### Given information ###

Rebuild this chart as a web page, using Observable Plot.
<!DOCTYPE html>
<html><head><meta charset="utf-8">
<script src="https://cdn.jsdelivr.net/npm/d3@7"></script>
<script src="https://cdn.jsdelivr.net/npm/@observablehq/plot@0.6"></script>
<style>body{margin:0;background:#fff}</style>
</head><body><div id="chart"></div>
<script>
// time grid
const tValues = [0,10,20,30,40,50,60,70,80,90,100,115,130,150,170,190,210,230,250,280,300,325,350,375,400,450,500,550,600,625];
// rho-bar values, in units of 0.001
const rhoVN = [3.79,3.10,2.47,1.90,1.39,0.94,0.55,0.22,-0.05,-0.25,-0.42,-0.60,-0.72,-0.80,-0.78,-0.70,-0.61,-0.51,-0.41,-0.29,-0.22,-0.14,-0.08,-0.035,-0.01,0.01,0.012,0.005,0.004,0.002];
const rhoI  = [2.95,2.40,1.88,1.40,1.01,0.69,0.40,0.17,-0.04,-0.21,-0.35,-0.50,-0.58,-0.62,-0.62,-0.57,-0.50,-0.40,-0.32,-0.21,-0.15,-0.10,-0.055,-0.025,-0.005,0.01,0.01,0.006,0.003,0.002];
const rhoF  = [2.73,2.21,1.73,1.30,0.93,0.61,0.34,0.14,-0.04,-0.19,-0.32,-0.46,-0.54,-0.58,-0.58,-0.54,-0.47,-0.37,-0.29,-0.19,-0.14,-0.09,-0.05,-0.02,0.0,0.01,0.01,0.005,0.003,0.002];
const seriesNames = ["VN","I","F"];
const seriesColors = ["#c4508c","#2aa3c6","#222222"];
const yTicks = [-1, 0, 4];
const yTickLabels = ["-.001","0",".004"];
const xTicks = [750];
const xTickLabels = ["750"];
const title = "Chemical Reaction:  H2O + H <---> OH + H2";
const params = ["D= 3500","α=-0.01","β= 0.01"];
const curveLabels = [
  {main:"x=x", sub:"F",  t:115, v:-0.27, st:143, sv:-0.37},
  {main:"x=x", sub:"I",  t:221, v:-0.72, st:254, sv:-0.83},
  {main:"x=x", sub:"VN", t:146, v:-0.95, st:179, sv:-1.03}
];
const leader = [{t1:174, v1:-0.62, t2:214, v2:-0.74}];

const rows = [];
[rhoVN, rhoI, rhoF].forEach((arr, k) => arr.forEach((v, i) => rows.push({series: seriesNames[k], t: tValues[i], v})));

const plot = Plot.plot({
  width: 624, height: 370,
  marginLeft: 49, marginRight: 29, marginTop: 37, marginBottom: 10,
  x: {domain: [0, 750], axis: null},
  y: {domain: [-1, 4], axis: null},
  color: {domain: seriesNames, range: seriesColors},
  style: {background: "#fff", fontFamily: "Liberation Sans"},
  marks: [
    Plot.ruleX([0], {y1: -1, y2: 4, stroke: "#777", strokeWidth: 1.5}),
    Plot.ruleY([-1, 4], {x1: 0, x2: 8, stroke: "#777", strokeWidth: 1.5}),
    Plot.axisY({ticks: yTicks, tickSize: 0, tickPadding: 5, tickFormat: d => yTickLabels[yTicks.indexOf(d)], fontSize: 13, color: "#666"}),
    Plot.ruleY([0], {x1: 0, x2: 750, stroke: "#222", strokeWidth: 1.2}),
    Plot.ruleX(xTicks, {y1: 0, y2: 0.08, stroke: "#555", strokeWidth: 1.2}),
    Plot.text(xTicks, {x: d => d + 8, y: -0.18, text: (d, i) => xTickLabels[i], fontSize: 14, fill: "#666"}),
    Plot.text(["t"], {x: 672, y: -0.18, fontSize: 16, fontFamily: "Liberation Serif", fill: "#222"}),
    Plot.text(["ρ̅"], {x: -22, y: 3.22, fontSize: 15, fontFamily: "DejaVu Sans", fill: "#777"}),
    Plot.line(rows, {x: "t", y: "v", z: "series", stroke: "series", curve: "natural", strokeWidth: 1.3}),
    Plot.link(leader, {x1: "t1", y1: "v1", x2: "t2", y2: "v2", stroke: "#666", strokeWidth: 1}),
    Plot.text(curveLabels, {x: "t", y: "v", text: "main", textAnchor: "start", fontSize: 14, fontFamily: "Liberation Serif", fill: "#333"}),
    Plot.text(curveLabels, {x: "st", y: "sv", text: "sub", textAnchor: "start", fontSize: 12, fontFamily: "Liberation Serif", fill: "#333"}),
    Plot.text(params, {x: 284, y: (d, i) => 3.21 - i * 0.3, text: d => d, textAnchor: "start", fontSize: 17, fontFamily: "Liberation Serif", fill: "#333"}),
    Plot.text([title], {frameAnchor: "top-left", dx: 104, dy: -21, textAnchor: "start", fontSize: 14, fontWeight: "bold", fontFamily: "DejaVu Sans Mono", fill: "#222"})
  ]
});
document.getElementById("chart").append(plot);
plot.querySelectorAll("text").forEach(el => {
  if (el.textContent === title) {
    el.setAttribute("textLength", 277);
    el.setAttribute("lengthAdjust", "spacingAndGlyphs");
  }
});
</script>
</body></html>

###

Request -
Type out the full listing again, exactly as given.

Solution for this exercise -
Rebuild this chart as a web page, using Observable Plot.
<!DOCTYPE html>
<html><head><meta charset="utf-8">
<script src="https://cdn.jsdelivr.net/npm/d3@7"></script>
<script src="https://cdn.jsdelivr.net/npm/@observablehq/plot@0.6"></script>
<style>body{margin:0;background:#fff}</style>
</head><body><div id="chart"></div>
<script>
// time grid
const tValues = [0,10,20,30,40,50,60,70,80,90,100,115,130,150,170,190,210,230,250,280,300,325,350,375,400,450,500,550,600,625];
// rho-bar values, in units of 0.001
const rhoVN = [3.79,3.10,2.47,1.90,1.39,0.94,0.55,0.22,-0.05,-0.25,-0.42,-0.60,-0.72,-0.80,-0.78,-0.70,-0.61,-0.51,-0.41,-0.29,-0.22,-0.14,-0.08,-0.035,-0.01,0.01,0.012,0.005,0.004,0.002];
const rhoI  = [2.95,2.40,1.88,1.40,1.01,0.69,0.40,0.17,-0.04,-0.21,-0.35,-0.50,-0.58,-0.62,-0.62,-0.57,-0.50,-0.40,-0.32,-0.21,-0.15,-0.10,-0.055,-0.025,-0.005,0.01,0.01,0.006,0.003,0.002];
const rhoF  = [2.73,2.21,1.73,1.30,0.93,0.61,0.34,0.14,-0.04,-0.19,-0.32,-0.46,-0.54,-0.58,-0.58,-0.54,-0.47,-0.37,-0.29,-0.19,-0.14,-0.09,-0.05,-0.02,0.0,0.01,0.01,0.005,0.003,0.002];
const seriesNames = ["VN","I","F"];
const seriesColors = ["#c4508c","#2aa3c6","#222222"];
const yTicks = [-1, 0, 4];
const yTickLabels = ["-.001","0",".004"];
const xTicks = [750];
const xTickLabels = ["750"];
const title = "Chemical Reaction:  H2O + H <---> OH + H2";
const params = ["D= 3500","α=-0.01","β= 0.01"];
const curveLabels = [
  {main:"x=x", sub:"F",  t:115, v:-0.27, st:143, sv:-0.37},
  {main:"x=x", sub:"I",  t:221, v:-0.72, st:254, sv:-0.83},
  {main:"x=x", sub:"VN", t:146, v:-0.95, st:179, sv:-1.03}
];
const leader = [{t1:174, v1:-0.62, t2:214, v2:-0.74}];

const rows = [];
[rhoVN, rhoI, rhoF].forEach((arr, k) => arr.forEach((v, i) => rows.push({series: seriesNames[k], t: tValues[i], v})));

const plot = Plot.plot({
  width: 624, height: 370,
  marginLeft: 49, marginRight: 29, marginTop: 37, marginBottom: 10,
  x: {domain: [0, 750], axis: null},
  y: {domain: [-1, 4], axis: null},
  color: {domain: seriesNames, range: seriesColors},
  style: {background: "#fff", fontFamily: "Liberation Sans"},
  marks: [
    Plot.ruleX([0], {y1: -1, y2: 4, stroke: "#777", strokeWidth: 1.5}),
    Plot.ruleY([-1, 4], {x1: 0, x2: 8, stroke: "#777", strokeWidth: 1.5}),
    Plot.axisY({ticks: yTicks, tickSize: 0, tickPadding: 5, tickFormat: d => yTickLabels[yTicks.indexOf(d)], fontSize: 13, color: "#666"}),
    Plot.ruleY([0], {x1: 0, x2: 750, stroke: "#222", strokeWidth: 1.2}),
    Plot.ruleX(xTicks, {y1: 0, y2: 0.08, stroke: "#555", strokeWidth: 1.2}),
    Plot.text(xTicks, {x: d => d + 8, y: -0.18, text: (d, i) => xTickLabels[i], fontSize: 14, fill: "#666"}),
    Plot.text(["t"], {x: 672, y: -0.18, fontSize: 16, fontFamily: "Liberation Serif", fill: "#222"}),
    Plot.text(["ρ̅"], {x: -22, y: 3.22, fontSize: 15, fontFamily: "DejaVu Sans", fill: "#777"}),
    Plot.line(rows, {x: "t", y: "v", z: "series", stroke: "series", curve: "natural", strokeWidth: 1.3}),
    Plot.link(leader, {x1: "t1", y1: "v1", x2: "t2", y2: "v2", stroke: "#666", strokeWidth: 1}),
    Plot.text(curveLabels, {x: "t", y: "v", text: "main", textAnchor: "start", fontSize: 14, fontFamily: "Liberation Serif", fill: "#333"}),
    Plot.text(curveLabels, {x: "st", y: "sv", text: "sub", textAnchor: "start", fontSize: 12, fontFamily: "Liberation Serif", fill: "#333"}),
    Plot.text(params, {x: 284, y: (d, i) => 3.21 - i * 0.3, text: d => d, textAnchor: "start", fontSize: 17, fontFamily: "Liberation Serif", fill: "#333"}),
    Plot.text([title], {frameAnchor: "top-left", dx: 104, dy: -21, textAnchor: "start", fontSize: 14, fontWeight: "bold", fontFamily: "DejaVu Sans Mono", fill: "#222"})
  ]
});
document.getElementById("chart").append(plot);
plot.querySelectorAll("text").forEach(el => {
  if (el.textContent === title) {
    el.setAttribute("textLength", 277);
    el.setAttribute("lengthAdjust", "spacingAndGlyphs");
  }
});
</script>
</body></html>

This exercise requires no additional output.